攻離看著荀冉這幅樣子,口中的羊腿也沒了滋味,便接過酒壇,承擔起了幫荀冉倒酒的工作。
“其實,這也怪我……”
“我當時只想著繼承好父母留下的衣缽,繼承好荀氏歷來的祖訓,所以我整日投身于繁雜的事務當中,本以為這樣可以讓阿荀身上的擔子輕一些,可誰知,適得其反。”
“十多年了,荀氏的名聲遠揚,完全不輸當年的風采,但阿荀的腿,也瘸了十多年,我一直沒能幫他治好。”
“我不是一個稱職的姐姐,我……我弟弟在家等我的時候,在需要我的時候,我都沒辦法第一時間回到他的身邊。”
“他是有能力的,只是沒有人愿意拋開他的軀殼,去了解他的內在。”
“所以,我才說這次大戰是他唯一的機會。這一次,趁著各個氏族都在,他就可以當著所有人的面證明他自己的能力。”
“這樣,等到大戰結束后,他就可以順利成章的拿回族長之位,不再飽受非議了。”
荀冉的神情有些傷感,眉眼間也染上了一絲醉意。
“你喝多了?”攻離開口問。
荀冉爽朗的笑笑,擺了擺手說:“還早呢,來,滿上!”
攻離只得又給她倒上了滿滿一碗。
荀冉端起碗,向攻離示意了一下“干”!然后“咕咚咕咚”又喝了下去,還不小心嗆了一下,連連咳嗽。
“咳咳,咳咳咳……”
攻離嘆了口氣,趕緊起身幫她拍拍背。
可荀冉突然抓住攻離的胳膊,抬頭問她:
“你是不是覺得我們很惡心。”
“為什么這么說?”
“我父母就是在大戰中戰死的,我也親眼目睹過戰后那千瘡百孔的樣子,尸橫遍野,滿目瘡痍,簡直人間煉獄。”
荀冉的眼神變得有些恐懼。
“戰爭,多么可怕的一個詞。可我竟然渴望通過戰爭給自己的弟弟正名,我竟然認為戰爭對我們來說是一個機會,我……我竟然心底會有一絲期待,期待一個如此可怕的事情。哈哈哈,虧我還口口聲聲說‘摩頂放踵利天下’,我又有什么資格去說別人呢?我也不過是打著造福天下的名義為自己謀私利罷了,呵,哈哈哈哈,你說,是不是很諷刺?哈哈哈哈哈。”
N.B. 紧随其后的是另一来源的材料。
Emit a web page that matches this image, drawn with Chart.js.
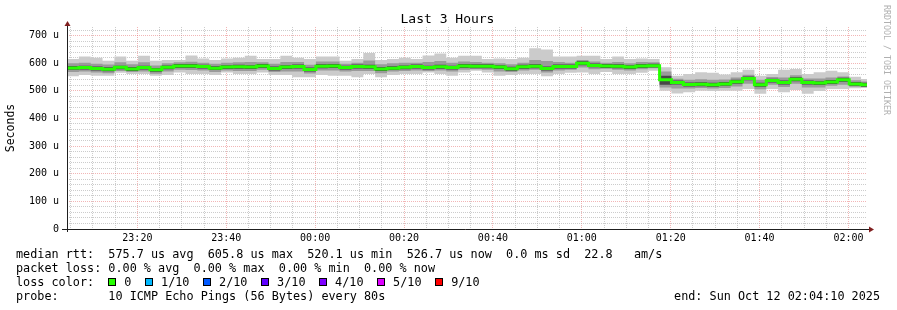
<!DOCTYPE html>
<html><head><meta charset="utf-8">
<script src="https://cdn.jsdelivr.net/npm/chart.js@4/dist/chart.umd.min.js"></script>
<style>
html,body{margin:0;padding:0;background:#fff;}
#wrap{position:relative;width:897px;height:310px;overflow:hidden;font-family:"DejaVu Sans Mono",monospace;color:#000;}
#c{position:absolute;left:0;top:0;}
#title{position:absolute;top:11px;left:0;width:895px;text-align:center;font-size:13px;line-height:16px;white-space:pre;}
#wm{position:absolute;left:882px;top:5px;writing-mode:vertical-rl;font-size:8.3px;line-height:9px;color:#b0b0b0;white-space:pre;}
.row{position:absolute;left:16px;font-size:11.8px;line-height:14px;white-space:pre;}
.sq{display:inline-block;width:6px;height:6px;border:1px solid #000;margin-right:8px;vertical-align:baseline;}
.lab{display:inline-block;margin-right:13.6px;}
#end{position:absolute;right:17px;font-size:11.8px;line-height:14px;white-space:pre;}
</style></head>
<body>
<div id="wrap">
<canvas id="c" width="897" height="310"></canvas>
<div id="title">Last 3 Hours</div>
<div id="wm">RRDTOOL / TOBI OETIKER</div>
<div class="row" id="r1" style="top:247px"></div>
<div class="row" id="r2" style="top:261px"></div>
<div class="row" id="r3" style="top:275px"></div>
<div class="row" id="r4" style="top:289px"></div>
<div id="end" style="top:289px"></div>
</div>
<script>
// ---- data ----
const startTime = "23:04:10";
const spanMinutes = 180;
const stepSeconds = 160;
const xTickLabels = ["23:20","23:40","00:00","00:20","00:40","01:00","01:20","01:40","02:00"];
const yMajorValues = [0,100,200,300,400,500,600,700];
const yTickLabels = ["0","100 u","200 u","300 u","400 u","500 u","600 u","700 u"];
const median = [583,584,581,578,585,579,584,576,585,590,590,588,582,586,587,586,590,
 581,586,588,577,589,590,584,588,587,579,582,585,588,584,587,584,590,
 589,589,586,580,587,589,581,588,588,600,592,590,589,586,590,591,540,
 530,523,524,522,525,533,545,522,537,530,542,530,528,532,540,525,522];
const smokeMax = [615,624,620,609,624,609,627,609,612,612,628,617,612,617,620,627,615,
 615,627,620,615,624,624,609,615,637,612,615,620,615,628,635,620,627,
 627,615,617,615,620,654,650,624,624,627,627,615,624,615,617,615,585,
 555,561,567,565,559,567,576,555,561,576,579,561,567,573,567,551,543];
const smokeMin = [553,557,555,555,565,561,561,555,557,566,561,561,557,566,561,561,566,
 557,557,549,549,557,555,555,549,561,549,557,561,561,566,561,555,566,
 573,566,555,557,561,561,553,561,565,566,561,568,561,561,565,573,500,
 490,495,500,499,500,500,507,489,507,495,503,489,499,507,507,509,510];
const midHigh = [600,602,598,595,603,596,603,592,600,603,605,602,598,602,603,604,603,
 598,604,604,594,606,606,598,602,610,596,600,602,602,604,608,602,606,
 604,602,600,596,602,612,608,604,602,612,606,602,604,600,604,603,570,
 544,540,542,540,541,548,558,540,550,548,556,545,545,548,552,538,534];
const midLow = [568,570,566,564,572,568,570,562,570,576,575,574,568,574,572,572,576,
 568,570,570,563,574,574,570,572,572,564,570,572,574,572,574,570,576,
 578,576,570,568,574,576,566,574,576,584,578,580,576,574,578,582,512,
 508,508,510,508,510,516,526,506,522,514,526,512,512,518,522,515,514];
const innerHigh = [590,591,588,585,591,586,591,583,592,597,597,594,589,593,594,593,597,
 588,593,595,584,596,597,591,595,594,586,589,592,595,591,594,591,597,
 596,596,593,587,594,596,588,595,595,607,599,597,596,593,597,598,555,
 537,530,531,529,532,540,552,529,544,537,549,537,535,539,547,532,529];
const innerLow = [576,577,574,571,578,572,577,569,578,583,583,581,575,579,580,579,583,
 574,579,581,570,582,583,577,581,580,572,575,578,581,577,580,577,583,
 582,582,579,573,580,582,574,581,581,593,585,583,582,579,583,584,522,
 523,516,517,515,518,526,538,515,530,523,535,523,521,525,533,518,515];
const lossLabels = ["0","1/10","2/10","3/10","4/10","5/10","9/10"];
const lossColors = ["#26ff00","#00b8ff","#0059ff","#5e00ff","#7e00ff","#dd00ff","#ff0000"];
const statsLine = "median rtt:  575.7 us avg  605.8 us max  520.1 us min  526.7 us now  0.0 ms sd  22.8   am/s";
const lossLine = "packet loss: 0.00 % avg  0.00 % max  0.00 % min  0.00 % now";
const probeLine = "probe:       10 ICMP Echo Pings (56 Bytes) every 80s";
const endLine = "end: Sun Oct 12 02:04:10 2025";

// ---- legend text ----
document.getElementById('r1').textContent = statsLine;
document.getElementById('r2').textContent = lossLine;
document.getElementById('r4').textContent = probeLine;
document.getElementById('end').textContent = endLine;
const r3 = document.getElementById('r3');
r3.appendChild(document.createTextNode("loss color:  "));
lossLabels.forEach((l,i)=>{
  const s=document.createElement('span'); s.className='sq'; s.style.background=lossColors[i]; r3.appendChild(s);
  const t=document.createElement('span'); t.className='lab'; t.textContent=l; r3.appendChild(t);
});

// ---- scales helpers ----
const [sh,sm,ss] = startTime.split(':').map(Number);
const startMin = sh*60+sm+ss/60;
function minutesFromStart(lbl){const [h,m]=lbl.split(':').map(Number);let d=h*60+m-startMin;if(d<0)d+=1440;return d;}
const xMajor = xTickLabels.map(minutesFromStart);
let first = xMajor[0]; while(first-5>=0) first-=5;
const xTicks=[]; for(let v=first; v<=spanMinutes+1e-9; v+=5) xTicks.push(v);
const near=(a,b)=>Math.abs(a-b)<1e-6;
const xLabel = v => { const k=xMajor.findIndex(m=>near(m,v)); return k>=0?xTickLabels[k]:''; };
const yTicks=[]; for(let v=0; v<=720; v+=20) yTicks.push(v);
const yLabel = v => { const k=yMajorValues.indexOf(v); return k>=0?yTickLabels[k]:''; };

const GRID='rgba(170,170,170,0.6)', MGRID='rgba(230,110,110,0.5)';
const toPts = arr => { const p=arr.map((v,i)=>({x:i*stepSeconds/60,y:v})); p.push({x:arr.length*stepSeconds/60,y:arr[arr.length-1]}); return p; };
const band = (arr, fill, color) => ({data:toPts(arr), stepped:true, pointRadius:0, borderWidth:1, borderColor:'rgba(0,0,0,0)', fill:fill, backgroundColor:color||'rgba(0,0,0,0)'});

const axisDeco = {id:'axisDeco', afterDraw(chart){
  const {ctx, chartArea:a} = chart;
  ctx.save();
  ctx.strokeStyle='#1f1f1f'; ctx.lineWidth=1;
  ctx.beginPath(); ctx.moveTo(a.left-5, Math.round(a.bottom)+0.5); ctx.lineTo(a.right+2, Math.round(a.bottom)+0.5); ctx.stroke();
  ctx.beginPath(); ctx.moveTo(Math.round(a.left)+0.5, a.bottom+3); ctx.lineTo(Math.round(a.left)+0.5, a.top-1); ctx.stroke();
  ctx.fillStyle='#801f1f';
  const lx=Math.round(a.left)+0.5, by=Math.round(a.bottom)+0.5;
  ctx.beginPath(); ctx.moveTo(lx, a.top-6); ctx.lineTo(lx-3, a.top-1); ctx.lineTo(lx+3, a.top-1); ctx.closePath(); ctx.fill();
  ctx.beginPath(); ctx.moveTo(a.right+7, by); ctx.lineTo(a.right+2, by-3); ctx.lineTo(a.right+2, by+3); ctx.closePath(); ctx.fill();
  ctx.restore();
}};

const FONT='DejaVu Sans Mono';
new Chart(document.getElementById('c'), {
  type:'line',
  data:{datasets:[
    {data:toPts(median), stepped:true, pointRadius:0, borderWidth:3, borderColor:'#26ff00', fill:false, borderCapStyle:'butt', borderJoinStyle:'miter'},
    band(innerLow,false), band(innerHigh,1,'#474747'),
    band(midLow,false), band(midHigh,3,'#9a9a9a'),
    band(smokeMin,false), band(smokeMax,5,'#cbcbcb')
  ]},
  options:{
    responsive:false, animation:false, devicePixelRatio:1,
    layout:{padding:{top:27,right:30,left:0,bottom:0}},
    plugins:{legend:{display:false}, tooltip:{enabled:false}, title:{display:false}},
    scales:{
      x:{type:'linear', min:0, max:spanMinutes,
        afterBuildTicks:s=>{s.ticks=xTicks.map(v=>({value:v}));},
        afterFit:s=>{s.height=81;},
        ticks:{autoSkip:false, maxRotation:0, minRotation:0, padding:3, color:'#000', font:{family:FONT,size:10}, callback:v=>xLabel(v)},
        grid:{drawTicks:false, lineWidth:1, color:c=>(c.tick && xLabel(c.tick.value)!=='')?MGRID:GRID},
        border:{display:false, dash:[1,1]}
      },
      y:{type:'linear', min:0, max:731,
        afterBuildTicks:s=>{s.ticks=yTicks.map(v=>({value:v}));},
        afterFit:s=>{s.width=67;},
        ticks:{autoSkip:false, padding:8, color:'#000', font:{family:FONT,size:10}, callback:v=>yLabel(v)},
        grid:{drawTicks:false, lineWidth:1, color:c=>(c.tick && c.tick.value%100===0)?MGRID:GRID},
        border:{display:false, dash:[1,1]},
        title:{display:true, text:'Seconds', color:'#000', font:{family:FONT,size:11.5}, padding:{top:4,bottom:0}}
      }
    }
  },
  plugins:[axisDeco]
});
</script>
</body></html>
荀冉肆無忌憚的哈哈大笑著,笑著笑著,有一滴眼淚從眼角流出,她立馬抬手隨意擦去,假裝什么都沒有發生的樣子,然后又舉起酒碗想要喝。
攻離一把將酒碗奪了回來,放在桌子上,然后拍拍荀冉的肩膀說:
“這場戰爭不是你們引起的,不論動機如何,結果都是維護了氏族安定,又何必自責?這是一舉兩得的事情。若你真的過不去自己這關,倒不如仔細想想,要怎樣才能讓死傷減到最小。”
荀冉點點頭。
攻離:“但我更擔心的是……荀遺的腿一個月后能不能參加選拔。”
聽聞這話,荀冉一下子起身,抓住攻離的領口拽到自己跟前,瞇著眼睛說道:
“一開始我就不同意你給他治腿,但阿荀一意孤行,是我晚了一步。既然你管了這個閑事,就要管到底,無論如何都要治好他的腿!”
其實,攻離今天中午在探心之時就有了這樣的感覺,她雖然不后悔幫荀遺治腿,但她覺得時機不對。
當初她也有過疑慮,要不要如此著急的在教山治療,但荀遺態度堅定,她也就順了他的意思,但現在看來,若是真的能挺過這次選拔,治好他的腿,那是便是一件雪中送炭的事。
可若是出了什么問題,打破了荀遺原本的期待,這無疑是火上澆油,甚至會毀了荀遺。
這樣一來,當時荀冉對她的態度如此惡劣,她也是可以理解的。